The cycle also pays homage to Russian violinist Rostislav Dubinsky, who, for three decades, until his defection to the West in 1976, led the renowned Borodin Quartet, which was closely associated with Shostakovich. Dubinsky was a coach and mentor to the LSQ, beginning when three of its members were students at Indiana University, and remained the women’s “musical father” until his death in 1997.

This cycle is not the LSQ’s first encyclopedic undertaking. During the 1999-2000 season, they performed all of Beethoven’s quartets here. But the Shostakovich cycle may be more ambitious, as it will take place over a single week, and the music is, if anything, more challenging.

The music is also in greater need of championship. If you doubt that, consider that the Beethoven cycle was given in UVic’s Farquhar Auditorium (which seats more than 1,000), while the Shostakovich concerts will be given in its recital hall (which seats 220).

Shostakovich’s quartets are not exactly obscure; everyone ranks them among the most important bodies of chamber repertoire. Yet, many of them are rarely heard outside of Shostakovich cycles. Only No. 8, from 1960, is a staple of the repertoire, and then mostly because it is explicitly autobiographical and hence readily accessible.

(Shostakovich wrote this harrowing work in part to expiate the shame he felt at allowing himself to be pressured into joining the Communist Party, as a condition of becoming head of the Union of Soviet Composers, and the music draws throughout on a four-note motto derived from his name.)

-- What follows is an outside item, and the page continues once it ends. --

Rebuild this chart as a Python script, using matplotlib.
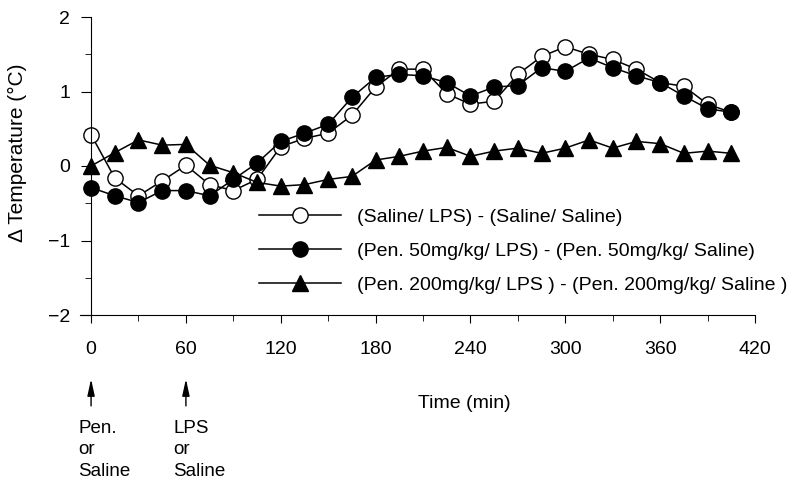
import numpy as np
import matplotlib
matplotlib.use("Agg")
import matplotlib.pyplot as plt
from matplotlib.ticker import MultipleLocator

plt.rcParams['font.family'] = ['Liberation Sans', 'DejaVu Sans']

# time points (min)
time = list(range(0, 406, 15))

# (Saline/ LPS) - (Saline/ Saline)
saline = [0.42, -0.16, -0.40, -0.20, 0.01, -0.25, -0.33, -0.18, 0.26, 0.37,
          0.44, 0.68, 1.06, 1.30, 1.30, 0.97, 0.83, 0.87, 1.23, 1.47,
          1.60, 1.50, 1.43, 1.30, 1.12, 1.07, 0.83, 0.72]
# (Pen. 50mg/kg/ LPS) - (Pen. 50mg/kg/ Saline)
pen50 = [-0.29, -0.40, -0.49, -0.33, -0.33, -0.40, -0.18, 0.04, 0.33, 0.44,
         0.56, 0.92, 1.19, 1.23, 1.21, 1.12, 0.94, 1.06, 1.08, 1.32,
         1.27, 1.45, 1.32, 1.21, 1.12, 0.94, 0.77, 0.72]
# (Pen. 200mg/kg/ LPS) - (Pen. 200mg/kg/ Saline)
pen200 = [0.00, 0.18, 0.35, 0.28, 0.29, 0.01, -0.09, -0.22, -0.27, -0.25,
          -0.18, -0.14, 0.08, 0.13, 0.20, 0.25, 0.13, 0.20, 0.24, 0.17,
          0.24, 0.35, 0.24, 0.33, 0.30, 0.17, 0.20, 0.17]

labels = ["(Saline/ LPS) - (Saline/ Saline)",
          "(Pen. 50mg/kg/ LPS) - (Pen. 50mg/kg/ Saline)",
          "(Pen. 200mg/kg/ LPS ) - (Pen. 200mg/kg/ Saline )"]

fig = plt.figure(figsize=(7.95, 4.8), dpi=100)
ax = fig.add_axes([80 / 795, 1 - 315 / 480, 675 / 795, 298 / 480])

ax.plot(time, saline, '-o', color='black', mfc='white', mec='black',
        ms=11, lw=1.1, mew=1.0, clip_on=False, label=labels[0])
ax.plot(time, pen50, '-o', color='black', mfc='black', mec='black',
        ms=11, lw=1.1, clip_on=False, label=labels[1])
ax.plot(time, pen200, '-^', color='black', mfc='black', mec='black',
        ms=11, lw=1.1, clip_on=False, label=labels[2])

ax.set_xlim(-7, 420)
ax.set_ylim(-2, 2)
ax.spines['top'].set_visible(False)
ax.spines['right'].set_visible(False)
ax.spines['left'].set_position(('data', 0))

ax.xaxis.set_major_locator(MultipleLocator(60))
ax.xaxis.set_minor_locator(MultipleLocator(30))
ax.yaxis.set_major_locator(MultipleLocator(1))
ax.yaxis.set_minor_locator(MultipleLocator(0.5))
ax.tick_params(axis='x', which='major', direction='out', length=6, pad=13, labelsize=14)
ax.tick_params(axis='x', which='minor', direction='out', length=4)
ax.tick_params(axis='y', which='major', direction='out', length=7, pad=8, labelsize=14)
ax.tick_params(axis='y', which='minor', direction='out', length=4)

ax.set_xlabel("Time (min)", fontsize=14)
ax.xaxis.set_label_coords(0.57, -0.267)
ax.set_ylabel("\u0394 Temperature (\u00b0C)", fontsize=15)
ax.yaxis.set_label_coords(-0.078, 0.545)

ax.legend(loc='upper left', bbox_to_anchor=(0.265, 0.357), frameon=False,
          fontsize=14, handlelength=4.2, handletextpad=0.86, labelspacing=0.83,
          borderpad=0, borderaxespad=0)

# injection arrows
xt = ax.get_xaxis_transform()
for t0, txt in [(0, "Pen.\nor\nSaline"), (60, "LPS\nor\nSaline")]:
    ax.annotate("", xy=(t0, -0.215), xycoords=xt, xytext=(t0, -0.305),
                textcoords=xt,
                arrowprops=dict(arrowstyle='-|>,head_length=1.0,head_width=0.22',
                                color='black', lw=1.0, shrinkA=0, shrinkB=0))
    ax.annotate(txt, xy=(t0, -0.353), xycoords=xt, xytext=(-9, 0),
                textcoords='offset points', ha='left', va='top',
                fontsize=13.5, linespacing=1.33, annotation_clip=False)

fig.savefig("out.png", dpi=100)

Shostakovich’s quartets, which span the opus numbers from 49 to 144 and constitute the majority of his chamber music, were composed between 1938, when he was 32, and 1974, the year before his death. Most of them qualify as late works, however. Only No. 1 was written before the Second World War, and quartet-writing became important to his output only with No. 4, written in 1949, the year after he was officially denounced for “formalism” by the Soviet state (his second such denunciation).

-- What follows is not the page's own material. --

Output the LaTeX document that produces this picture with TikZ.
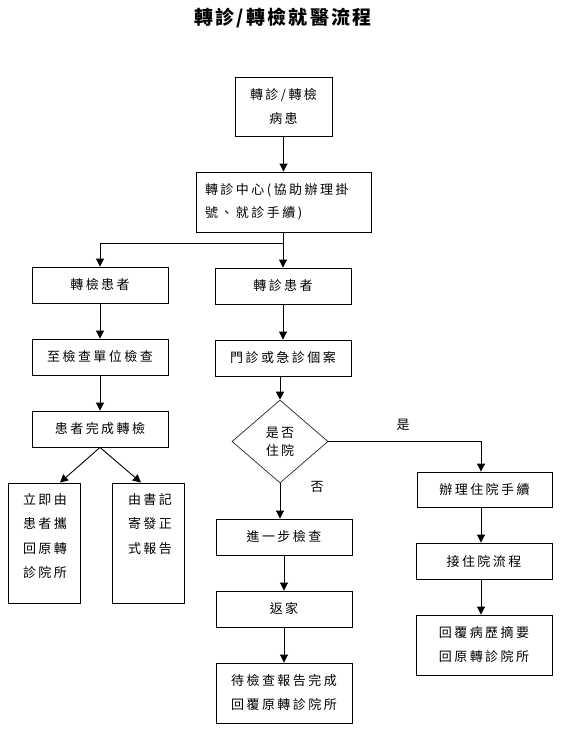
\documentclass[tikz,border=0pt]{standalone}
\usepackage{fontspec}
\setmainfont{Noto Sans CJK TC}[LetterSpace=19]
\newfontfamily\titlefont{Noto Sans CJK TC}[LetterSpace=12]
\usetikzlibrary{arrows.meta,shapes.geometric}
\begin{document}
\begin{tikzpicture}[x=1pt,y=-1pt,
  box/.style={draw, line width=0.9pt, inner sep=0pt, align=center,
    font=\fontsize{13}{24}\selectfont},
  sbox/.style={box, minimum width=136pt, minimum height=36pt},
  tbox/.style={box, minimum width=136pt, minimum height=60pt},
  decision/.style={draw=black!85, line width=0.7pt, shape=diamond, inner sep=0pt,
    minimum width=96pt, minimum height=83pt, align=center,
    font=\fontsize{13}{18}\selectfont},
  lbl/.style={inner sep=0pt, font=\fontsize{13}{24}\selectfont},
  arr/.style={line width=0.9pt, -{Triangle[width=8pt,length=8pt]}},
  ln/.style={line width=0.9pt}]
\useasboundingbox (0,0) rectangle (566,731);
% title
\node[inner sep=0pt, font=\titlefont\bfseries\fontsize{19}{20}\selectfont] (title) at (283,18) {轉診/轉檢就醫流程};
% top
\node[box, minimum width=97pt, minimum height=59pt] (p) at (283.5,106.5) {轉診/轉檢\\病患};
\node[box, minimum width=175pt, minimum height=60pt, align=left, text width=157pt,
  font=\fontsize{13}{23}\selectfont] (c) at (283.5,202) {轉診中心(協助辦理掛\\號、就診手續)};
% left column
\node[sbox] (zj) at (100,285) {轉檢患者};
\node[sbox] (zc) at (100,357) {至檢查單位檢查};
\node[sbox] (wc) at (100,429) {患者完成轉檢};
\node[box, minimum width=72pt, minimum height=120pt] (L1) at (44,543) {};
\node[box, minimum width=72pt, minimum height=120pt] (R1) at (148,543) {};
\node[lbl, anchor=north, align=left, font=\fontsize{13}{24.5}\selectfont] (L1t) at (45,493) {立即由\\患者攜\\回原轉\\診院所};
\node[lbl, anchor=north, align=left, font=\fontsize{13}{24.5}\selectfont] (R1t) at (150,493) {由書記\\寄發正\\式報告};
% middle column
\node[sbox] (zz) at (283,286) {轉診患者};
\node[sbox] (mz) at (283,358) {門診或急診個案};
\node[decision] (d) at (280,441.5) {是否\\住院};
\node[sbox] (jin) at (284,537) {進一步檢查};
\node[sbox] (fan) at (284,609) {返家};
\node[tbox] (dai) at (284,693) {待檢查報告完成\\回覆原轉診院所};
% right column
\node[box, minimum width=135pt, minimum height=35pt] (bl) at (484.5,489.5) {辦理住院手續};
\node[sbox] (jie) at (484,561) {接住院流程};
\node[tbox] (hui) at (484,645) {回覆病歷摘要\\回原轉診院所};
% labels
\node[lbl] (yes) at (403,425) {是};
\node[lbl] (no) at (317,487) {否};
% connectors
\coordinate (br) at (283,243);
\draw[arr] (p.south) -- (p.south |- c.north);
\draw[arr] (c.south -| zz.north) -- (zz.north);
\draw[arr] (br) -| (zj.north);
\draw[arr] (zj) -- (zc);
\draw[arr] (zc) -- (wc);
\draw[arr] (wc.south) -- ([xshift=16pt]L1.north);
\draw[arr] (wc.south) -- ([xshift=-7pt]R1.north);
\draw[arr] (zz) -- (mz);
\draw[arr] (mz.south -| d.north) -- (d.north);
\draw[arr] (d.east) -| (bl.north -| 481,0);
\draw[arr] (d.south) -- (d.south |- jin.north);
\draw[arr] (jin) -- (fan);
\draw[arr] (fan) -- (dai);
\draw[arr] (bl.south -| 481,0) -- (jie.north -| 481,0);
\draw[arr] (jie.south -| 481,0) -- (hui.north -| 481,0);
\end{tikzpicture}
\end{document}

String quartets became a kind of diary into which he poured some of his most profoundly personal thoughts and feelings, so it is all the more noteworthy that the LSQ has opted to perform this cycle (unlike the Beethoven) in chronological order.

The Shostakovich quartets display an extraordinary range in terms of subject matter, style, form and expression. The First Quartet has been described as “the most easygoing of all his instrumental works,” the Fifteenth, an unprecedented sequence of six slow movements, as a work in which he “fashioned his personal pain and pessimism into a tour de force.” The quartets have from one movement to seven, and range in length from about 12 to more than 30 minutes. Moreover, Shostakovich never repeats a key, reflecting his plan to write 24 quartets, one in each major and minor key.

A distinctive, unifying “voice” does seem present throughout, though the meaning of this allusive, idiosyncratic music remains notoriously ambiguous, and it often appears to present simultaneously a public and a private face. Indeed, interpreting Shostakovich, especially since the collapse of the Soviet Union, has become so controversial and politically fraught in the West that one frequently reads of “the Shostakovich Wars.”

Some of the relevant musical and biographical issues will be aired as part of the LSQ’s cycle. Four musicologists from the United States and Europe, all with impressive records as experts on Shostakovich and his quartets, will be in town to introduce each concert. They will also come together on Feb. 5 for a short symposium at UVic.

In early April, the LSQ will repeat the Shostakovich cycle for the Kitchener-Waterloo Chamber Music Society in Ontario.